Skip to contents

This R package finds subgroups in data with a single continuous response, suitable for either regression or treatment effect problems. Subgroups are identified via recursive partitioning, resulting in an interpretable tree. Conformal prediction methods (SCR, CV+ and Jackknife+) are leveraged to find homogeneous subgroups through robust uncertainty quantification. First, predictions are made using an arbitrary regression learner from the 100+ algorithms available in tidymodels. Then, the data is split recursively using the robust conformal criterion.
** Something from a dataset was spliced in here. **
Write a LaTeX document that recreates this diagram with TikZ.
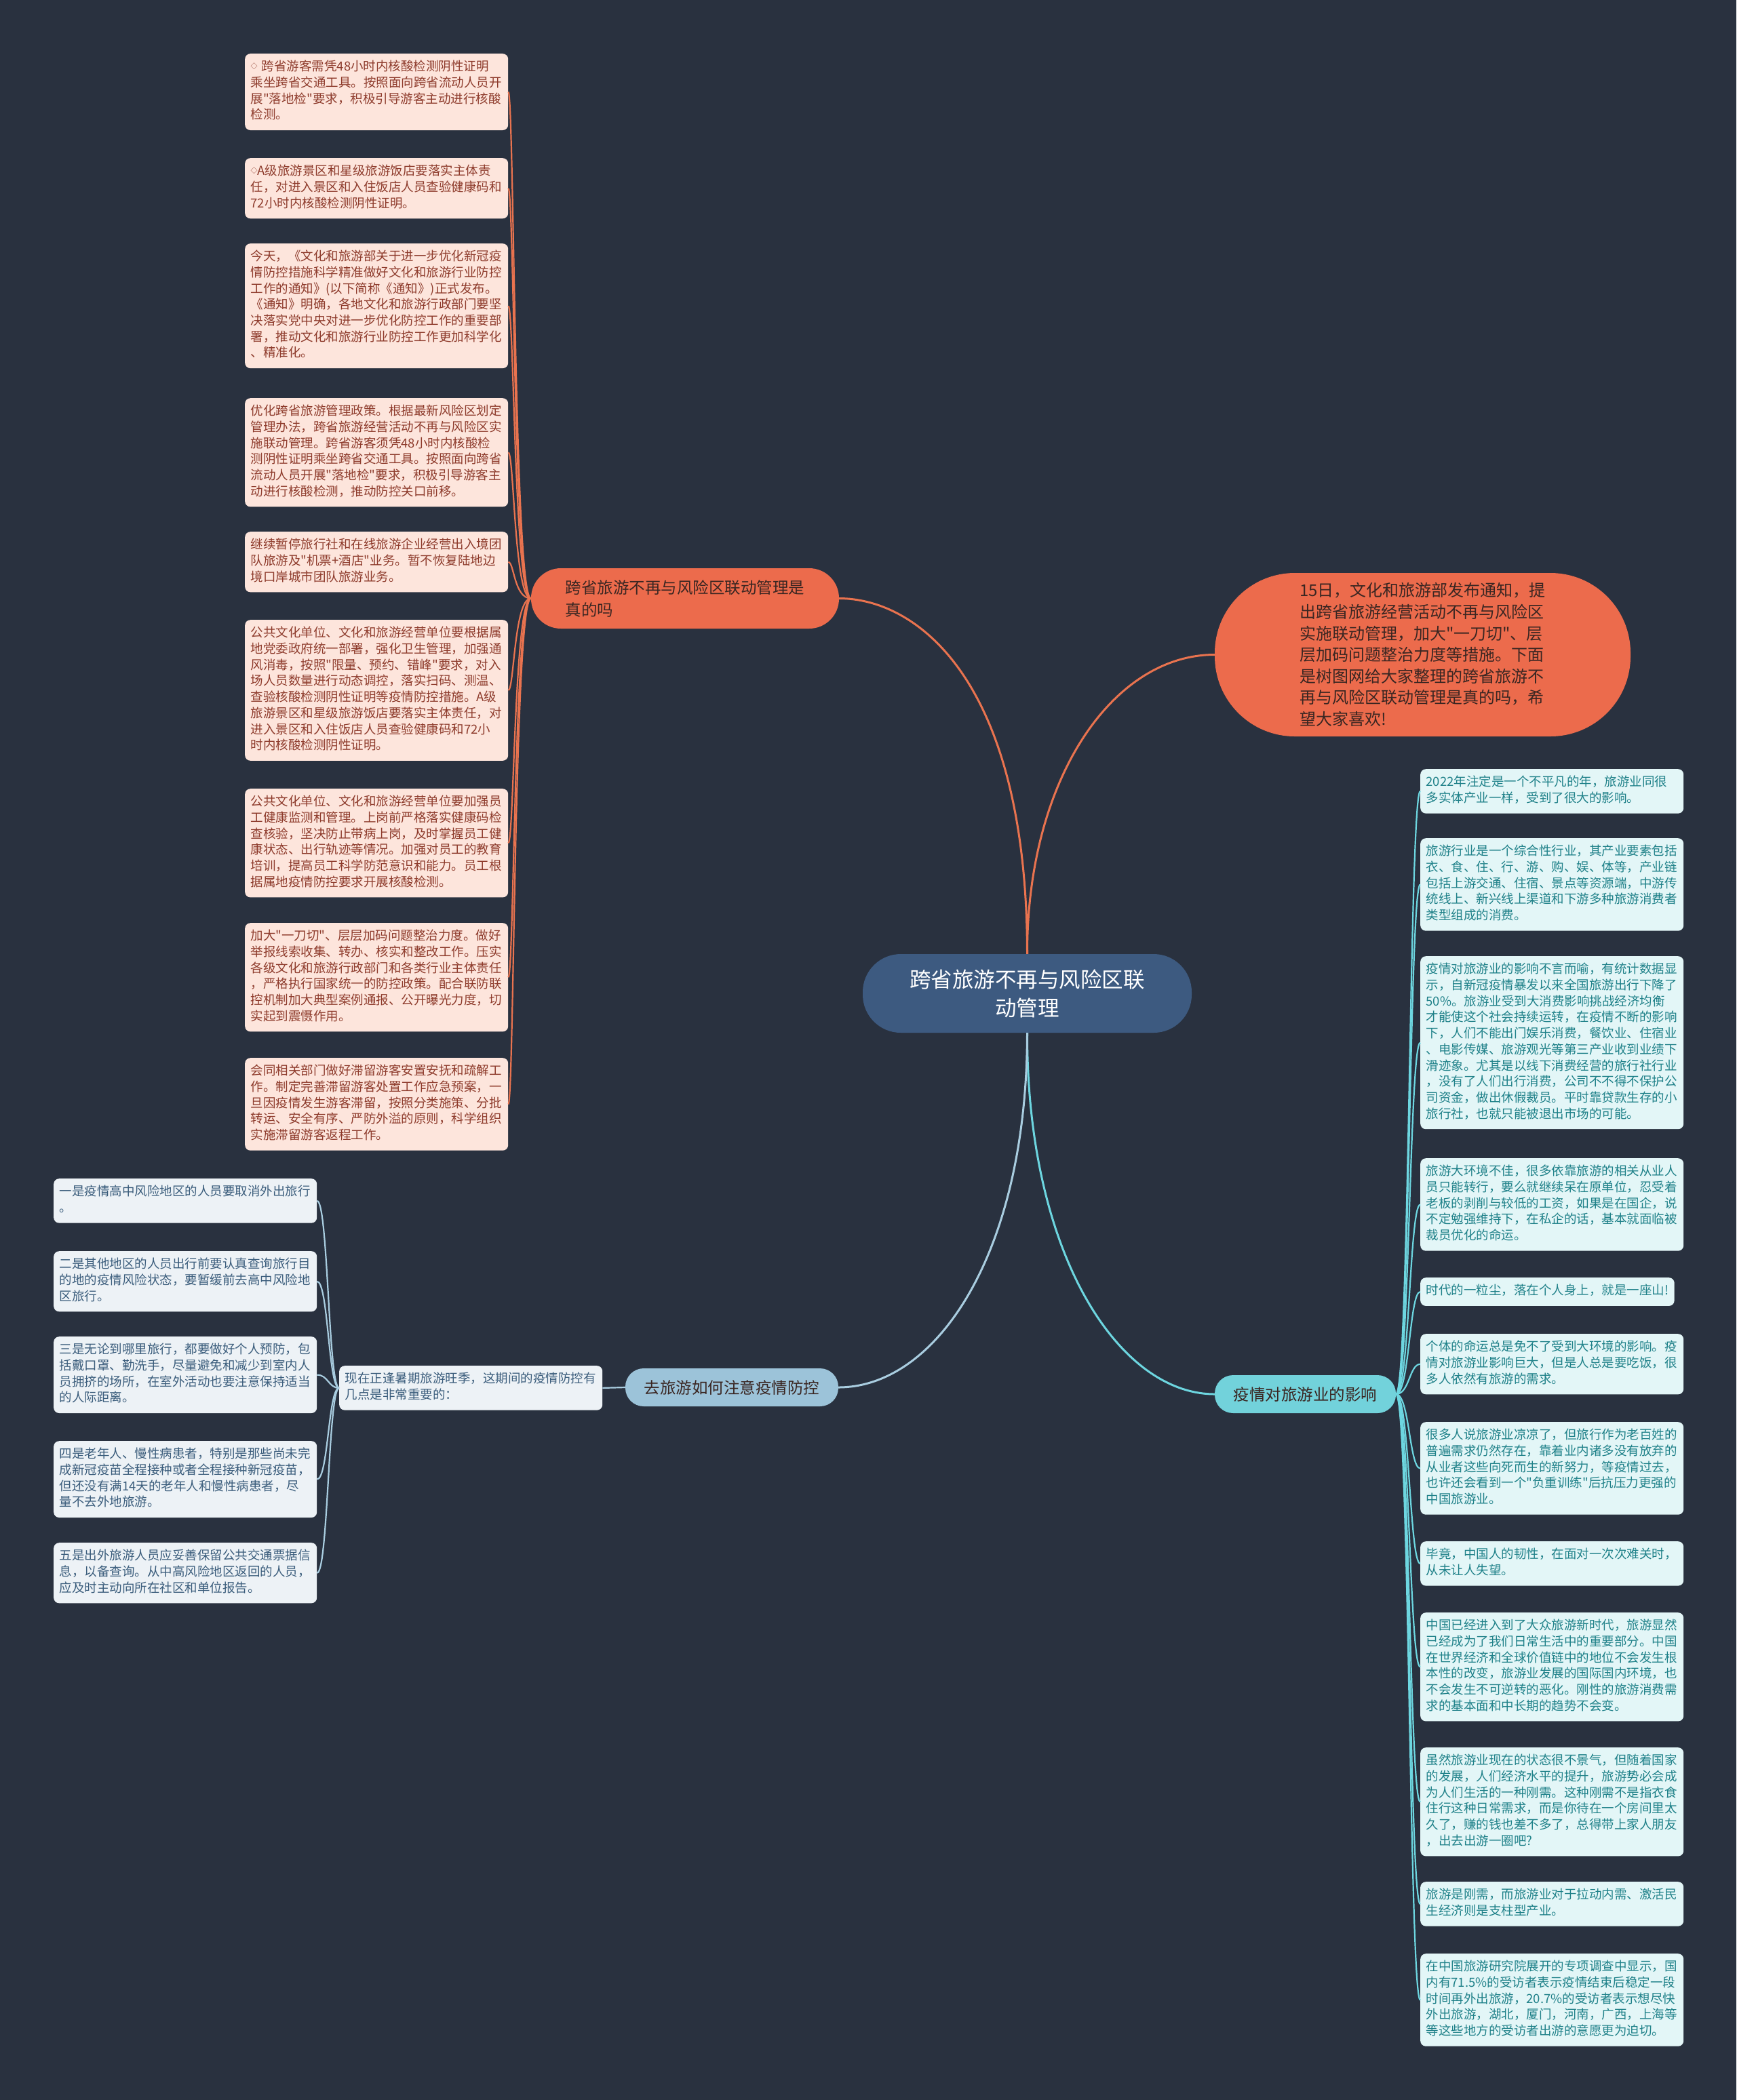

The conftree package implements and extends the theory from Lee et al. (NeurIPS 2020).

Scope:

  • Subgroups for regression problems with r2p()
  • Subgroups for treatment effects with r2p_hte()

Installation

You can install the current development version from GitHub with:

if (!require("remotes")) {
  install.packages("remotes")
}
remotes::install_github("holgstr/conftree")

Quickstart

Let’s find subgroups in the Washington bike share data. We use a random forest from tidymodels as learner, a 5% miscoverage rate as alpha, and 10 cv_folds for the CV+ to quantify the uncertainty in subgroups:

library(conftree)
library(tidymodels)
data(bikes)

set.seed(1234)

# Specify the learner to be used for model training:
forest <- rand_forest() %>%
  set_mode("regression") %>%
  set_engine("ranger")

# Find optimal subgroups:
groups <- r2p(
  data = bikes,
  target = "count",
  learner = forest,
  cv_folds = 10,
  alpha = 0.05,
  gamma = 0.01,
  lambda = 0.5,
  max_groups = 3
)

# Display tree structure:
groups$tree
#> [1] root
#> |   [2] weekday in Sun, Sat: *
#> |   [3] weekday in Mon, Tue, Wed, Thu, Fri
#> |   |   [4] weather in rain: *
#> |   |   [5] weather in clear, misty: *

# Plot:
plot(groups)